* START *
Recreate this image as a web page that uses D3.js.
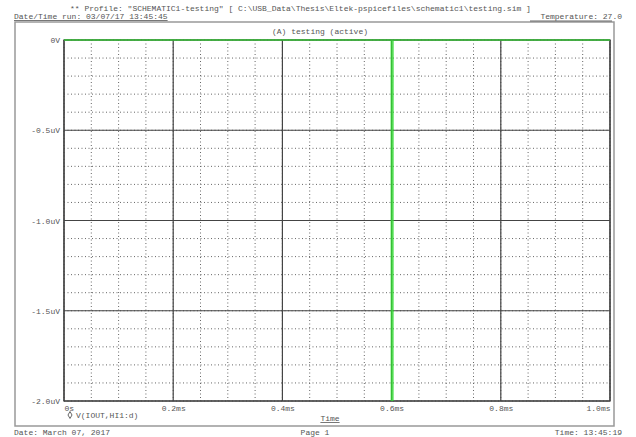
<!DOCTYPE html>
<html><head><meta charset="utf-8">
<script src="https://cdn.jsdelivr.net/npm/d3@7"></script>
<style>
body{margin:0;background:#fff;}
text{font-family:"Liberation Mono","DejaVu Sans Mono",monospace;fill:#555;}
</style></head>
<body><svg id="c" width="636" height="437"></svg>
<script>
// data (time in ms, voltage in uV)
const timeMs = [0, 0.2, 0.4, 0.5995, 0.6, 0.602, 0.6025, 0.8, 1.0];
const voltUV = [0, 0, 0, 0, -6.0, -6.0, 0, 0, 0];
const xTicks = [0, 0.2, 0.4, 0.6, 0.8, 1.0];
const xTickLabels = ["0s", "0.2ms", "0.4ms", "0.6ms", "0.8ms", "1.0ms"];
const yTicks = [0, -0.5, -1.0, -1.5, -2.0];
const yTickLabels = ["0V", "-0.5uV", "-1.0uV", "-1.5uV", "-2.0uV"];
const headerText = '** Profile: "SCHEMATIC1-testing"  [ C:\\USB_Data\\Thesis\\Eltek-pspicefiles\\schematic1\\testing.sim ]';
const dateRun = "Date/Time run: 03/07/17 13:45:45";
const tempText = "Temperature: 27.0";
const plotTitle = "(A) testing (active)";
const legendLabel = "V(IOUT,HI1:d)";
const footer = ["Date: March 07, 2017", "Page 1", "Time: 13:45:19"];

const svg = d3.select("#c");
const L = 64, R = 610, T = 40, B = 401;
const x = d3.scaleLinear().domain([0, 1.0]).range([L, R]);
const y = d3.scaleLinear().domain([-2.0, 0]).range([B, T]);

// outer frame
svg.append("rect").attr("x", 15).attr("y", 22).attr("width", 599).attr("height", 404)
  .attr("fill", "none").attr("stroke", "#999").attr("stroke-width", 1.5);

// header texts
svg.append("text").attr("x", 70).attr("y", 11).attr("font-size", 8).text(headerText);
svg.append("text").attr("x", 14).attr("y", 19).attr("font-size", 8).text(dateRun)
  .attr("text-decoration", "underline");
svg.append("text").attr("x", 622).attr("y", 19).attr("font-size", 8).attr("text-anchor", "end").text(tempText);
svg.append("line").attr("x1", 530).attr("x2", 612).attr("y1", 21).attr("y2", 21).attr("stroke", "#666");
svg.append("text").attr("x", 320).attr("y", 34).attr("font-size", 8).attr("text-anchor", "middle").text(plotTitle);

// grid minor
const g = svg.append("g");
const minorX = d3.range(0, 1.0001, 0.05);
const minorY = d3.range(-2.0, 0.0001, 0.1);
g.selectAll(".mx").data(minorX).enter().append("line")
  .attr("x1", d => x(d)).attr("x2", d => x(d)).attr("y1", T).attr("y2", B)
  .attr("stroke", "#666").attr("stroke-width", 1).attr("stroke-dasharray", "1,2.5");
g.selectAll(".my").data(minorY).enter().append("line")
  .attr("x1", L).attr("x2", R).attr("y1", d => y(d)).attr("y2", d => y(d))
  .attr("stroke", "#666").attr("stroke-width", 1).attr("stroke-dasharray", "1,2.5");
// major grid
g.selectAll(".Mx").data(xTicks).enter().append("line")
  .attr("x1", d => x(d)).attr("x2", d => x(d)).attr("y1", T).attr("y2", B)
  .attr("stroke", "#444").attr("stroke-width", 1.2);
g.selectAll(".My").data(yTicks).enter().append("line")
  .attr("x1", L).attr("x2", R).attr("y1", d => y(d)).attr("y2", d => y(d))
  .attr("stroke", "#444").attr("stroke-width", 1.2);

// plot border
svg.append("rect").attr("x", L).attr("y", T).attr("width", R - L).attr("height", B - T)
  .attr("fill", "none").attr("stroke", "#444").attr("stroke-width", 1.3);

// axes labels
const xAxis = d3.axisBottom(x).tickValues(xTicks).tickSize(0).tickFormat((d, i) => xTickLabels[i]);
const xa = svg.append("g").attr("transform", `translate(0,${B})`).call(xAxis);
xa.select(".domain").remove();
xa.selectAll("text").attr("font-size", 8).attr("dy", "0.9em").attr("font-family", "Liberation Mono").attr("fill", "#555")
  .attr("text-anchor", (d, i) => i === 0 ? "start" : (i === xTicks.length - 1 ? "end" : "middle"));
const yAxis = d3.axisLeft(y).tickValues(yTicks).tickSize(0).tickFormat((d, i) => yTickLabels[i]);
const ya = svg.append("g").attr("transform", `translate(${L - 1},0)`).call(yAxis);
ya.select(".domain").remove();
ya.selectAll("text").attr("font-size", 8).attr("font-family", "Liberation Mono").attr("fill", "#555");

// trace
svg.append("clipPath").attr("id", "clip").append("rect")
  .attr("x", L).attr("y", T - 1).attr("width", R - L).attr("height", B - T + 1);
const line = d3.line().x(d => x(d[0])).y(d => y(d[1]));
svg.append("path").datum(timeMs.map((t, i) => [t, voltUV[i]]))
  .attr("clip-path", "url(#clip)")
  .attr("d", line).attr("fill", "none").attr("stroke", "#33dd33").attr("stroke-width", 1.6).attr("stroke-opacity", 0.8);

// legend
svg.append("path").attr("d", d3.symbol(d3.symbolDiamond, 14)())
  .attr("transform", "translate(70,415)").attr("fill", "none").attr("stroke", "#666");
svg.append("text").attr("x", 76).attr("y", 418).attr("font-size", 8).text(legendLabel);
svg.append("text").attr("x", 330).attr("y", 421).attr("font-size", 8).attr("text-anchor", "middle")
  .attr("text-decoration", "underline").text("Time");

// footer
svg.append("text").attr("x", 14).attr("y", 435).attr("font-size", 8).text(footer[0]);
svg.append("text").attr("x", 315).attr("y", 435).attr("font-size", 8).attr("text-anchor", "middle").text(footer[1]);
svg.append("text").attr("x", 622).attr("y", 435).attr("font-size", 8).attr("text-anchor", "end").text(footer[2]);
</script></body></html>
* END *
WHAT TO PRODUCE: Exclude the images, then output the data above word for word.

TASK SOLUTION:
Recreate this image as a web page that uses D3.js.
<!DOCTYPE html>
<html><head><meta charset="utf-8">
<script src="https://cdn.jsdelivr.net/npm/d3@7"></script>
<style>
body{margin:0;background:#fff;}
text{font-family:"Liberation Mono","DejaVu Sans Mono",monospace;fill:#555;}
</style></head>
<body><svg id="c" width="636" height="437"></svg>
<script>
// data (time in ms, voltage in uV)
const timeMs = [0, 0.2, 0.4, 0.5995, 0.6, 0.602, 0.6025, 0.8, 1.0];
const voltUV = [0, 0, 0, 0, -6.0, -6.0, 0, 0, 0];
const xTicks = [0, 0.2, 0.4, 0.6, 0.8, 1.0];
const xTickLabels = ["0s", "0.2ms", "0.4ms", "0.6ms", "0.8ms", "1.0ms"];
const yTicks = [0, -0.5, -1.0, -1.5, -2.0];
const yTickLabels = ["0V", "-0.5uV", "-1.0uV", "-1.5uV", "-2.0uV"];
const headerText = '** Profile: "SCHEMATIC1-testing"  [ C:\\USB_Data\\Thesis\\Eltek-pspicefiles\\schematic1\\testing.sim ]';
const dateRun = "Date/Time run: 03/07/17 13:45:45";
const tempText = "Temperature: 27.0";
const plotTitle = "(A) testing (active)";
const legendLabel = "V(IOUT,HI1:d)";
const footer = ["Date: March 07, 2017", "Page 1", "Time: 13:45:19"];

const svg = d3.select("#c");
const L = 64, R = 610, T = 40, B = 401;
const x = d3.scaleLinear().domain([0, 1.0]).range([L, R]);
const y = d3.scaleLinear().domain([-2.0, 0]).range([B, T]);

// outer frame
svg.append("rect").attr("x", 15).attr("y", 22).attr("width", 599).attr("height", 404)
  .attr("fill", "none").attr("stroke", "#999").attr("stroke-width", 1.5);

// header texts
svg.append("text").attr("x", 70).attr("y", 11).attr("font-size", 8).text(headerText);
svg.append("text").attr("x", 14).attr("y", 19).attr("font-size", 8).text(dateRun)
  .attr("text-decoration", "underline");
svg.append("text").attr("x", 622).attr("y", 19).attr("font-size", 8).attr("text-anchor", "end").text(tempText);
svg.append("line").attr("x1", 530).attr("x2", 612).attr("y1", 21).attr("y2", 21).attr("stroke", "#666");
svg.append("text").attr("x", 320).attr("y", 34).attr("font-size", 8).attr("text-anchor", "middle").text(plotTitle);

// grid minor
const g = svg.append("g");
const minorX = d3.range(0, 1.0001, 0.05);
const minorY = d3.range(-2.0, 0.0001, 0.1);
g.selectAll(".mx").data(minorX).enter().append("line")
  .attr("x1", d => x(d)).attr("x2", d => x(d)).attr("y1", T).attr("y2", B)
  .attr("stroke", "#666").attr("stroke-width", 1).attr("stroke-dasharray", "1,2.5");
g.selectAll(".my").data(minorY).enter().append("line")
  .attr("x1", L).attr("x2", R).attr("y1", d => y(d)).attr("y2", d => y(d))
  .attr("stroke", "#666").attr("stroke-width", 1).attr("stroke-dasharray", "1,2.5");
// major grid
g.selectAll(".Mx").data(xTicks).enter().append("line")
  .attr("x1", d => x(d)).attr("x2", d => x(d)).attr("y1", T).attr("y2", B)
  .attr("stroke", "#444").attr("stroke-width", 1.2);
g.selectAll(".My").data(yTicks).enter().append("line")
  .attr("x1", L).attr("x2", R).attr("y1", d => y(d)).attr("y2", d => y(d))
  .attr("stroke", "#444").attr("stroke-width", 1.2);

// plot border
svg.append("rect").attr("x", L).attr("y", T).attr("width", R - L).attr("height", B - T)
  .attr("fill", "none").attr("stroke", "#444").attr("stroke-width", 1.3);

// axes labels
const xAxis = d3.axisBottom(x).tickValues(xTicks).tickSize(0).tickFormat((d, i) => xTickLabels[i]);
const xa = svg.append("g").attr("transform", `translate(0,${B})`).call(xAxis);
xa.select(".domain").remove();
xa.selectAll("text").attr("font-size", 8).attr("dy", "0.9em").attr("font-family", "Liberation Mono").attr("fill", "#555")
  .attr("text-anchor", (d, i) => i === 0 ? "start" : (i === xTicks.length - 1 ? "end" : "middle"));
const yAxis = d3.axisLeft(y).tickValues(yTicks).tickSize(0).tickFormat((d, i) => yTickLabels[i]);
const ya = svg.append("g").attr("transform", `translate(${L - 1},0)`).call(yAxis);
ya.select(".domain").remove();
ya.selectAll("text").attr("font-size", 8).attr("font-family", "Liberation Mono").attr("fill", "#555");

// trace
svg.append("clipPath").attr("id", "clip").append("rect")
  .attr("x", L).attr("y", T - 1).attr("width", R - L).attr("height", B - T + 1);
const line = d3.line().x(d => x(d[0])).y(d => y(d[1]));
svg.append("path").datum(timeMs.map((t, i) => [t, voltUV[i]]))
  .attr("clip-path", "url(#clip)")
  .attr("d", line).attr("fill", "none").attr("stroke", "#33dd33").attr("stroke-width", 1.6).attr("stroke-opacity", 0.8);

// legend
svg.append("path").attr("d", d3.symbol(d3.symbolDiamond, 14)())
  .attr("transform", "translate(70,415)").attr("fill", "none").attr("stroke", "#666");
svg.append("text").attr("x", 76).attr("y", 418).attr("font-size", 8).text(legendLabel);
svg.append("text").attr("x", 330).attr("y", 421).attr("font-size", 8).attr("text-anchor", "middle")
  .attr("text-decoration", "underline").text("Time");

// footer
svg.append("text").attr("x", 14).attr("y", 435).attr("font-size", 8).text(footer[0]);
svg.append("text").attr("x", 315).attr("y", 435).attr("font-size", 8).attr("text-anchor", "middle").text(footer[1]);
svg.append("text").attr("x", 622).attr("y", 435).attr("font-size", 8).attr("text-anchor", "end").text(footer[2]);
</script></body></html>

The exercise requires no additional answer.